*THE REQUEST:*
Only the span from the line containing "Output the Python" down to the line containing "ax.set_ylim(*ylim)" is to be printed, exactly and inclusively, with pictures omitted.

*INPUT MATERIAL:*
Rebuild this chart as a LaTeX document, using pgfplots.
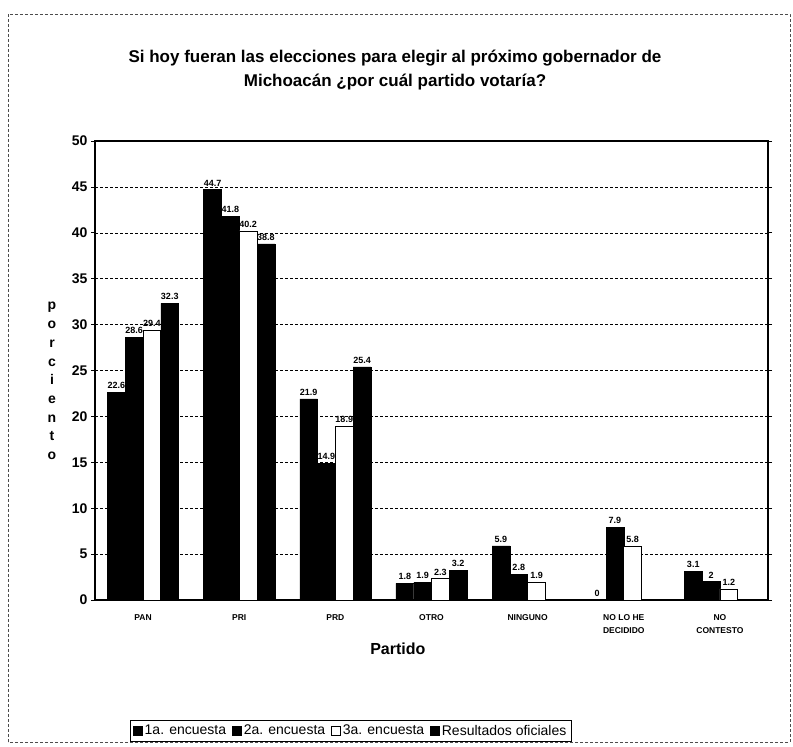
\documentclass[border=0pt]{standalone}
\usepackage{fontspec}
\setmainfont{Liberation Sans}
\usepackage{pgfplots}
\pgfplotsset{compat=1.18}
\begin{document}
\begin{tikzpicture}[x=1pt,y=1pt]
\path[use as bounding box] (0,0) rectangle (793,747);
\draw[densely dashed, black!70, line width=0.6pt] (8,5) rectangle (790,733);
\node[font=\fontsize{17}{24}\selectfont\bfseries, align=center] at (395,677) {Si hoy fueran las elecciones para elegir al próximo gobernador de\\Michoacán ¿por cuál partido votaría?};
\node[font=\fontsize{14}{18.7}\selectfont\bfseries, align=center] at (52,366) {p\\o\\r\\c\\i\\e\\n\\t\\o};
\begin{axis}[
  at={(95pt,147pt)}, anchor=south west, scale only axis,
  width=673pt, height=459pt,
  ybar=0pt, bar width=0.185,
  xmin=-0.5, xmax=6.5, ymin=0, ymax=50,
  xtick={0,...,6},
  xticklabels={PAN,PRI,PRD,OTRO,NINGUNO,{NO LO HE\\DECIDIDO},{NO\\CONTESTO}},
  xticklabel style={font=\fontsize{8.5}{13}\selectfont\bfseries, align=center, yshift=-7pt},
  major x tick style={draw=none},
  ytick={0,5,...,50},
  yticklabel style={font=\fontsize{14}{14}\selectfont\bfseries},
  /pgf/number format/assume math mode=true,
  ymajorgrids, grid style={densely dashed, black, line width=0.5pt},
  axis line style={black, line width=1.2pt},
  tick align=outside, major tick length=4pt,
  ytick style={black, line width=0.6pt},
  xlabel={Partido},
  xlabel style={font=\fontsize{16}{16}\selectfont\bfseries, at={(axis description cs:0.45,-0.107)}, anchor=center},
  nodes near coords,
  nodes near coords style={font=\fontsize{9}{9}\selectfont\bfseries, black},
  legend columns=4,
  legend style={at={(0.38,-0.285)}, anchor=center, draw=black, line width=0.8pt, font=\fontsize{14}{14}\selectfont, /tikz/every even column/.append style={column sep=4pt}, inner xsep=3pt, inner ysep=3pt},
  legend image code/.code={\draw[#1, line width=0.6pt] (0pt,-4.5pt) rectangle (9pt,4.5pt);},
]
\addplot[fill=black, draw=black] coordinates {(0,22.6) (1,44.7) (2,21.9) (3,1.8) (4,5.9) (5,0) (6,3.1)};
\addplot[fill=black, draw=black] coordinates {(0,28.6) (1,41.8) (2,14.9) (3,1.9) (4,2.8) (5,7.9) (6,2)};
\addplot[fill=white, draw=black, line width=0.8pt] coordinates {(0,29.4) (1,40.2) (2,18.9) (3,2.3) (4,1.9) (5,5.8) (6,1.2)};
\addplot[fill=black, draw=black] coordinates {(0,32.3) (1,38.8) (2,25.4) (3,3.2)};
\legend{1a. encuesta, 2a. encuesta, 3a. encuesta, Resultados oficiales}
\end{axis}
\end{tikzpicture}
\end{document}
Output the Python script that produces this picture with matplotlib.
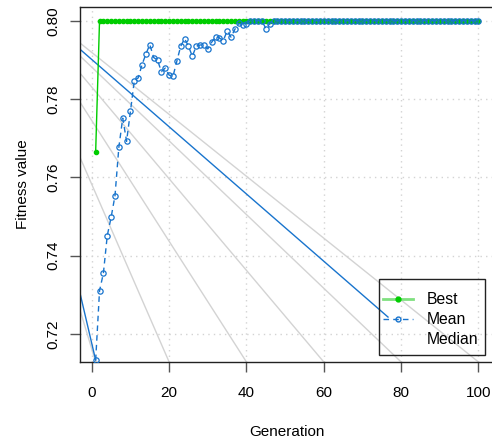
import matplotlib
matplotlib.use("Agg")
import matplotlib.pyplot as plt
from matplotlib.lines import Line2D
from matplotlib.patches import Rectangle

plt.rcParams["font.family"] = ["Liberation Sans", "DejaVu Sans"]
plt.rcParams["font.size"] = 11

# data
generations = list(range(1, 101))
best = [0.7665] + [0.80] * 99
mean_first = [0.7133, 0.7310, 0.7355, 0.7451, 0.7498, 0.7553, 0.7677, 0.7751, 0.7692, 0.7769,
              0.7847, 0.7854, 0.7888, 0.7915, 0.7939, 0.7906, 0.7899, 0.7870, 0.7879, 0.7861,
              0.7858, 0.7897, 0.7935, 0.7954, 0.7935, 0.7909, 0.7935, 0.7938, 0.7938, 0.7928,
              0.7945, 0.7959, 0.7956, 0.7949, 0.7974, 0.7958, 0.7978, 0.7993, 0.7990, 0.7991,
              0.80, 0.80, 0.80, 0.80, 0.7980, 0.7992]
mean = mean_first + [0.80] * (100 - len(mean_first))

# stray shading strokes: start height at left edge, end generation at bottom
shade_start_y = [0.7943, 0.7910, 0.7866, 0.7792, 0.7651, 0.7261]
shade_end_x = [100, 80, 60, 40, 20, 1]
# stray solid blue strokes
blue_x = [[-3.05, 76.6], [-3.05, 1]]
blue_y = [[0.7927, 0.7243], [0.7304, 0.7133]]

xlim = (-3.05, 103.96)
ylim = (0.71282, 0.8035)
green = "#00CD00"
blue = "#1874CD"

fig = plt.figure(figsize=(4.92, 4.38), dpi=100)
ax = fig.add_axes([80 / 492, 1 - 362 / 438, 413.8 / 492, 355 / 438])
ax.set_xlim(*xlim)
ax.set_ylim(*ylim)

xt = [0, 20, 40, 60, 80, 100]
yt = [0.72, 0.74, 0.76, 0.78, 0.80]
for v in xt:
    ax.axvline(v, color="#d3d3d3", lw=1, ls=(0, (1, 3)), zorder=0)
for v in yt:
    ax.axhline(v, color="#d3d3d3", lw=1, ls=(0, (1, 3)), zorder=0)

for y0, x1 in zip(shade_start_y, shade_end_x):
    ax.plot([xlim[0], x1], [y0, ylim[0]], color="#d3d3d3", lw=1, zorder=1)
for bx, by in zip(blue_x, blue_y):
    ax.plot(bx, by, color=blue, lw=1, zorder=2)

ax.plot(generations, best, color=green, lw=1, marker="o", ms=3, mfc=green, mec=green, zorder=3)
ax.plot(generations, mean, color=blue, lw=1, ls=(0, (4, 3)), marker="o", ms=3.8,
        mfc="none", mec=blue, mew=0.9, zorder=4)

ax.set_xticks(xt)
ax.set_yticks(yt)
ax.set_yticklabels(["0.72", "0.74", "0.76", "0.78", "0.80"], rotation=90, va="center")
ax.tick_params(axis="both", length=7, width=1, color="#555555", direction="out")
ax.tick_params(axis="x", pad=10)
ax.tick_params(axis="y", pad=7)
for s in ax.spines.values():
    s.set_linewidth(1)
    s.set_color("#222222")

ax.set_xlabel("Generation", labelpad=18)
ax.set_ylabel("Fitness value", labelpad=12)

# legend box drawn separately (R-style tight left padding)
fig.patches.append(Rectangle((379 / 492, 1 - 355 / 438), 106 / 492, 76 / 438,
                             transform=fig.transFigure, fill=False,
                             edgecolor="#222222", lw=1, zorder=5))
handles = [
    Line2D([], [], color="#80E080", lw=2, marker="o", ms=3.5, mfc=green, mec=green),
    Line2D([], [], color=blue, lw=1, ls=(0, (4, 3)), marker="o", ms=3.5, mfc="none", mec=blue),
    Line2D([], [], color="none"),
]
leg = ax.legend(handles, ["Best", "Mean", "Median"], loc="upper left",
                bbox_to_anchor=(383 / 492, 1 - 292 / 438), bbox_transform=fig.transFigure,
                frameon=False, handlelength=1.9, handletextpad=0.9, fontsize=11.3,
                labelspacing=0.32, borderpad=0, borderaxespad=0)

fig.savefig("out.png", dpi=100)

*RESPONSE FOR THIS EXERCISE:*
Output the Python script that produces this picture with matplotlib.
import matplotlib
matplotlib.use("Agg")
import matplotlib.pyplot as plt
from matplotlib.lines import Line2D
from matplotlib.patches import Rectangle

plt.rcParams["font.family"] = ["Liberation Sans", "DejaVu Sans"]
plt.rcParams["font.size"] = 11

# data
generations = list(range(1, 101))
best = [0.7665] + [0.80] * 99
mean_first = [0.7133, 0.7310, 0.7355, 0.7451, 0.7498, 0.7553, 0.7677, 0.7751, 0.7692, 0.7769,
              0.7847, 0.7854, 0.7888, 0.7915, 0.7939, 0.7906, 0.7899, 0.7870, 0.7879, 0.7861,
              0.7858, 0.7897, 0.7935, 0.7954, 0.7935, 0.7909, 0.7935, 0.7938, 0.7938, 0.7928,
              0.7945, 0.7959, 0.7956, 0.7949, 0.7974, 0.7958, 0.7978, 0.7993, 0.7990, 0.7991,
              0.80, 0.80, 0.80, 0.80, 0.7980, 0.7992]
mean = mean_first + [0.80] * (100 - len(mean_first))

# stray shading strokes: start height at left edge, end generation at bottom
shade_start_y = [0.7943, 0.7910, 0.7866, 0.7792, 0.7651, 0.7261]
shade_end_x = [100, 80, 60, 40, 20, 1]
# stray solid blue strokes
blue_x = [[-3.05, 76.6], [-3.05, 1]]
blue_y = [[0.7927, 0.7243], [0.7304, 0.7133]]

xlim = (-3.05, 103.96)
ylim = (0.71282, 0.8035)
green = "#00CD00"
blue = "#1874CD"

fig = plt.figure(figsize=(4.92, 4.38), dpi=100)
ax = fig.add_axes([80 / 492, 1 - 362 / 438, 413.8 / 492, 355 / 438])
ax.set_xlim(*xlim)
ax.set_ylim(*ylim)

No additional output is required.